# New pond and potted plants - substrate?



## Franks (22 Jun 2018)

Hi all,

I'm coming from hi-tec planted aquariums i.e. timed Co2 injection and water column ferts.

I've just built a small barrel pond  for the back garden with a lava rock and 3 sponge plant pot bio-filter including pump which adds some nice water movement while it cleans. I'd like to keep this pond low maintenance. 

I have 5 potted pond plants and want to know if I'll be okay without using any form of soil and instead using simple pea-gravel?

I plan to plant; 

small water lily
Flowering Rush
Barred Horsetail
Mare's Tail (Might swap that for Pennywort as I don't want that in my garden if some comes off and finds it's way into the soil!)
Club Rush
Hosta Plantain Lily (marginal submerged)

The pond is located South facing and has lots of sun.

I've read lots of advice online with success using pea-gravel and some saying they use soil (I've got aquatic soil if required but I know it does still cause a bit of a mess and goes against my low maintenance approach.

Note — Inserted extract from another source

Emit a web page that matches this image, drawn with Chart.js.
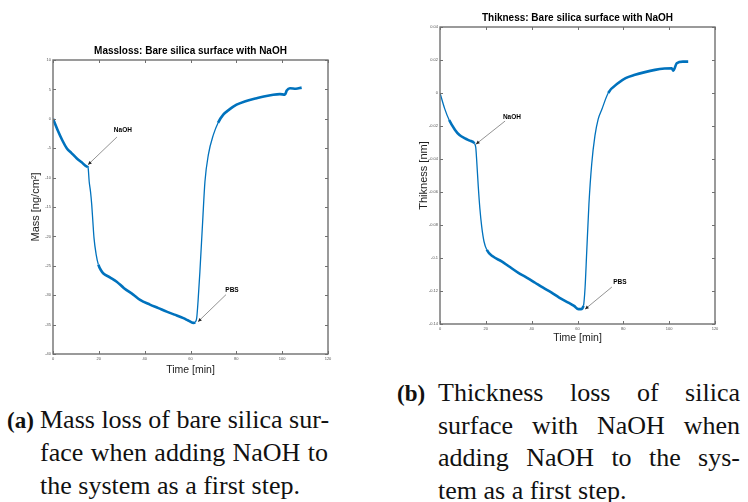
<!DOCTYPE html>
<html>
<head>
<meta charset="utf-8">
<script src="https://cdn.jsdelivr.net/npm/chart.js@4.4.0/dist/chart.umd.min.js"></script>
<style>
  body { margin: 0; width: 748px; height: 502px; background: #fff; position: relative; overflow: hidden; }
  canvas { position: absolute; top: 0; }
  #massChart { left: 0; }
  #thickChart { left: 374px; }
  .cap { position: absolute; font-family: "Liberation Serif", serif; font-size: 26px; line-height: 33px; color: #111; white-space: nowrap; }
  .tag { font-weight: bold; font-size: 23px; }
  .just { text-align: justify; text-align-last: justify; }
</style>
</head>
<body>
<canvas id="massChart" width="374" height="380"></canvas>
<canvas id="thickChart" width="374" height="350"></canvas>

<div class="cap tag" style="left:7px;top:404px;">(a)</div>
<div class="cap just" style="left:40px;top:403px;width:288px;">Mass loss of bare silica sur-</div>
<div class="cap just" style="left:40px;top:436px;width:288px;">face when adding NaOH to</div>
<div class="cap" style="left:40px;top:469px;">the system as a first step.</div>

<div class="cap tag" style="left:397px;top:377px;">(b)</div>
<div class="cap just" style="left:438px;top:376px;width:302px;">Thickness loss of silica</div>
<div class="cap just" style="left:438px;top:409px;width:302px;">surface with NaOH when</div>
<div class="cap just" style="left:438px;top:441px;width:302px;">adding NaOH to the sys-</div>
<div class="cap" style="left:438px;top:474px;">tem as a first step.</div>

<script>
// (a) mass, ng/cm2, against time in minutes
const timeA = [0, 2, 4, 6, 8, 10.3, 12.5, 14.7, 15.3, 15.8, 16.4, 16.9, 17.4, 17.9, 18.8, 19.8, 21, 22, 25, 27.8,
  31, 35, 38, 42.3, 46, 49.6, 53, 56.9, 59, 61.2, 62, 62.7, 63.3, 64.1, 65.3, 66.3, 67.8, 70, 72, 74.3,
  77, 80.1, 84, 88.9, 92, 96.1, 99, 101.2, 102, 103.4, 106, 108.5];
const massA = [0, -1.9, -3.6, -5.0, -5.8, -6.7, -7.4, -8.1, -8.3, -10.7, -12.5, -14.6, -17.5, -20.3, -23, -24.8, -25.8, -26.3, -27, -27.7,
  -28.8, -29.9, -30.8, -31.6, -32.2, -32.8, -33.3, -33.9, -34.3, -34.7, -34.6, -33.9, -31, -26, -17.5, -10.7, -6.1, -2.7, -0.7, 0.7,
  1.6, 2.4, 3.0, 3.5, 3.8, 4.1, 4.2, 4.1, 4.8, 5.2, 5.1, 5.3];

// (b) thickness, nm, against time in minutes
const timeB = [0, 2, 4, 6.5, 8.5, 10.9, 13, 15, 15.6, 16, 16.7, 17.4, 18.2, 19.2, 20.4, 23, 26.9, 30, 34.2, 38,
  41.5, 45, 48.7, 52, 56, 58.5, 60.4, 61.5, 62.6, 63.3, 64, 65, 66.2, 67.6, 69, 70.6, 73.4, 77.8, 81, 85.1,
  89, 93.8, 98, 101.1, 101.8, 103.3, 106, 108.3];
const thickB = [0, -0.0093, -0.0164, -0.0222, -0.0255, -0.0275, -0.0289, -0.0305, -0.033, -0.0406, -0.0567, -0.070, -0.081, -0.090, -0.095, -0.099, -0.102, -0.105, -0.109, -0.112,
  -0.115, -0.118, -0.121, -0.124, -0.127, -0.129, -0.131, -0.131, -0.129, -0.118, -0.097, -0.067, -0.043, -0.026, -0.016, -0.010, 0, 0.006, 0.009, 0.011,
  0.0125, 0.014, 0.0148, 0.015, 0.0135, 0.018, 0.019, 0.019];

const timeTicks = [0, 20, 40, 60, 80, 100, 120];
const massTicks = [-40, -35, -30, -25, -20, -15, -10, -5, 0, 5, 10];
const thickTicks = [-0.14, -0.12, -0.1, -0.08, -0.06, -0.04, -0.02, 0, 0.02, 0.04];

// arrow notes, in data units: label spot, arrow start, arrow tip
const notesA = [
  { label: "NaOH", at: [30.5, -2.0], from: [27.9, -3.1], to: [15.3, -7.8] },
  { label: "PBS", at: [78.1, -29.1], from: [75.5, -29.9], to: [63.3, -34.5] },
];
const notesB = [
  { label: "NaOH", at: [31.4, -0.0145], from: [28.4, -0.017], to: [15.7, -0.031] },
  { label: "PBS", at: [78.5, -0.1145], from: [75, -0.1176], to: [63.3, -0.131] },
];

const blue = "#0072BD";
const sans = "'Liberation Sans', Arial, sans-serif";

// matlab-ish box with ticks pointing inwards
const frameTicks = {
  id: "frameTicks",
  afterDraw(chart) {
    const { ctx, chartArea: a, scales: { x, y } } = chart;
    ctx.save();
    ctx.strokeStyle = "#707070";
    ctx.lineWidth = 1;
    ctx.beginPath();
    x.ticks.forEach(t => {
      const px = Math.round(x.getPixelForValue(t.value)) + 0.5;
      ctx.moveTo(px, a.bottom); ctx.lineTo(px, a.bottom - 3);
      ctx.moveTo(px, a.top); ctx.lineTo(px, a.top + 3);
    });
    y.ticks.forEach(t => {
      const py = Math.round(y.getPixelForValue(t.value)) + 0.5;
      ctx.moveTo(a.left, py); ctx.lineTo(a.left + 3, py);
      ctx.moveTo(a.right, py); ctx.lineTo(a.right - 3, py);
    });
    ctx.stroke();
    ctx.lineWidth = 1.4;
    ctx.strokeRect(Math.round(a.left), Math.round(a.top), Math.round(a.width), Math.round(a.height));
    ctx.restore();
  }
};

const arrowNotes = {
  id: "arrowNotes",
  afterDatasetsDraw(chart, args, opts) {
    const { ctx, scales: { x, y } } = chart;
    ctx.save();
    (opts.items || []).forEach(n => {
      const x0 = x.getPixelForValue(n.from[0]), y0 = y.getPixelForValue(n.from[1]);
      const x1 = x.getPixelForValue(n.to[0]), y1 = y.getPixelForValue(n.to[1]);
      ctx.strokeStyle = "#777";
      ctx.lineWidth = 0.8;
      ctx.beginPath();
      ctx.moveTo(x0, y0);
      ctx.lineTo(x1, y1);
      ctx.stroke();
      const ang = Math.atan2(y1 - y0, x1 - x0);
      ctx.fillStyle = "#222";
      ctx.beginPath();
      ctx.moveTo(x1, y1);
      ctx.lineTo(x1 - 4 * Math.cos(ang - 0.45), y1 - 4 * Math.sin(ang - 0.45));
      ctx.lineTo(x1 - 4 * Math.cos(ang + 0.45), y1 - 4 * Math.sin(ang + 0.45));
      ctx.closePath();
      ctx.fill();
      ctx.fillStyle = "#000";
      ctx.font = "bold 6.5px " + sans;
      ctx.textAlign = "center";
      ctx.textBaseline = "middle";
      ctx.fillText(n.label, x.getPixelForValue(n.at[0]), y.getPixelForValue(n.at[1]));
    });
    ctx.restore();
  }
};

function fmt(v) {
  return String(Number(v.toFixed(2)));
}

function makeChart(id, xs, ys, cfg) {
  const ctx = document.getElementById(id).getContext("2d");
  return new Chart(ctx, {
    type: "line",
    data: {
      datasets: [{
        data: xs.map((t, i) => ({ x: t, y: ys[i] })),
        borderColor: blue,
        borderWidth: 2.4,
        pointRadius: 0,
        fill: false,
        cubicInterpolationMode: "monotone",
        segment: {
          // the noise band is wide on the slow parts, thin on the steep ones
          borderWidth: c => Math.abs(c.p1.y - c.p0.y) > 2.5 * Math.abs(c.p1.x - c.p0.x) ? 1.3 : 2.6,
        },
      }],
    },
    options: {
      responsive: false,
      devicePixelRatio: 1,
      animation: false,
      layout: { padding: { left: 0, right: cfg.padRight, top: 0, bottom: 0 } },
      plugins: {
        legend: { display: false },
        tooltip: { enabled: false },
        title: {
          display: true,
          text: cfg.title,
          fullSize: false,
          color: "#000",
          font: { family: sans, size: 10, weight: "bold", lineHeight: 1.2 },
          padding: { top: cfg.titleTop, bottom: 3 },
        },
        arrowNotes: { items: cfg.notes },
      },
      scales: {
        x: {
          type: "linear",
          min: 0,
          max: 120,
          afterBuildTicks: s => { s.ticks = timeTicks.map(v => ({ value: v })); },
          afterFit: s => { s.height = 26; },
          grid: { display: false, drawTicks: false },
          border: { display: false },
          ticks: { font: { family: sans, size: 4 }, color: "#555", padding: 2, maxRotation: 0, autoSkip: false },
          title: { display: true, text: "Time [min]", color: "#222", font: { family: sans, size: 10.5 }, padding: { top: 0, bottom: cfg.xTitlePad } },
        },
        y: {
          type: "linear",
          min: cfg.yMin,
          max: cfg.yMax,
          afterBuildTicks: s => { s.ticks = cfg.yTicks.map(v => ({ value: v })); },
          afterFit: s => { s.width = cfg.yWidth; },
          grid: { display: false, drawTicks: false },
          border: { display: false },
          ticks: { font: { family: sans, size: 4 }, color: "#555", padding: 2, autoSkip: false, callback: fmt },
          title: { display: true, text: cfg.yTitle, color: "#222", font: { family: sans, size: 11 }, padding: { top: cfg.yTitlePad, bottom: 0 } },
        },
      },
    },
    plugins: [frameTicks, arrowNotes],
  });
}

makeChart("massChart", timeA, massA, {
  title: "Massloss: Bare silica surface with NaOH",
  titleTop: 45,
  padRight: 46,
  yWidth: 53,
  yMin: -40,
  yMax: 10,
  yTicks: massTicks,
  yTitle: "Mass [ng/cm\u00B2]",
  yTitlePad: 29,
  xTitlePad: 4,
  notes: notesA,
});

makeChart("thickChart", timeB, thickB, {
  title: "Thikness: Bare silica surface with NaOH",
  titleTop: 12,
  padRight: 33,
  yWidth: 66,
  yMin: -0.14,
  yMax: 0.04,
  yTicks: thickTicks,
  yTitle: "Thikness [nm]",
  yTitlePad: 43,
  xTitlePad: 6,
  notes: notesB,
});
</script>
</body>
</html>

I could always dose a fert once a week - perhaps even use fert plugs in the pea-gravel which I also have.

Any advice would be great.


----------



## ceg4048 (22 Jun 2018)

Hi,
    Pea gravel will work, or any calcines clay product such as found in bonsai nurseries will work.

Cheers,


----------



## Franks (5 Jul 2018)

Thanks Ceg!


----------



## tam (5 Jul 2018)

The way to do it non messily is to line the basket with hessian if it doesn't have very fine mesh. Then fill with soil and top off with gravel. Then very gently lower it in until the water is just level with the surface (you can do this in a bucket if you want). Then let the water soak in and the air bubble out. Once it's soaked carefully lower the rest of the way. If you plunge it straight in the air wooshes out, and the part dry soil puffs up in clouds.


----------



## zozo (8 Jul 2018)

Soil type doesn't realy matter indeed, but mind it depends on the plant spieces how well they take a moderate fert regime over the water column. You mind want to read Ceg's sticky for that *Little Shop of Horrors - How EI frightened the gardener*

The plants in your list are relative light and fert hungry plants, wont do very good on inert gravel without sufficient water column fertilization.

You could reduce this fert schedule a bit with using a desent organic soil and if you dont want to make to much of a mess, do as Tam describes.. But than rather take a clay rich lily soil. This is because of the added clay rather consistant in texture addhesive and if not disturbed to much it sticks very will to its shape. Than for example put a pantyhose sock first in the basket, fill that partialy with the clay based soil put the plant in and cap it with a few cm of pea gravel. The sock prevents it from flushing out to much. Non clay based pond soils have less addhesive properties and easily fall appart it doesn't stick, that's garantied always a mess if disturbt.


----------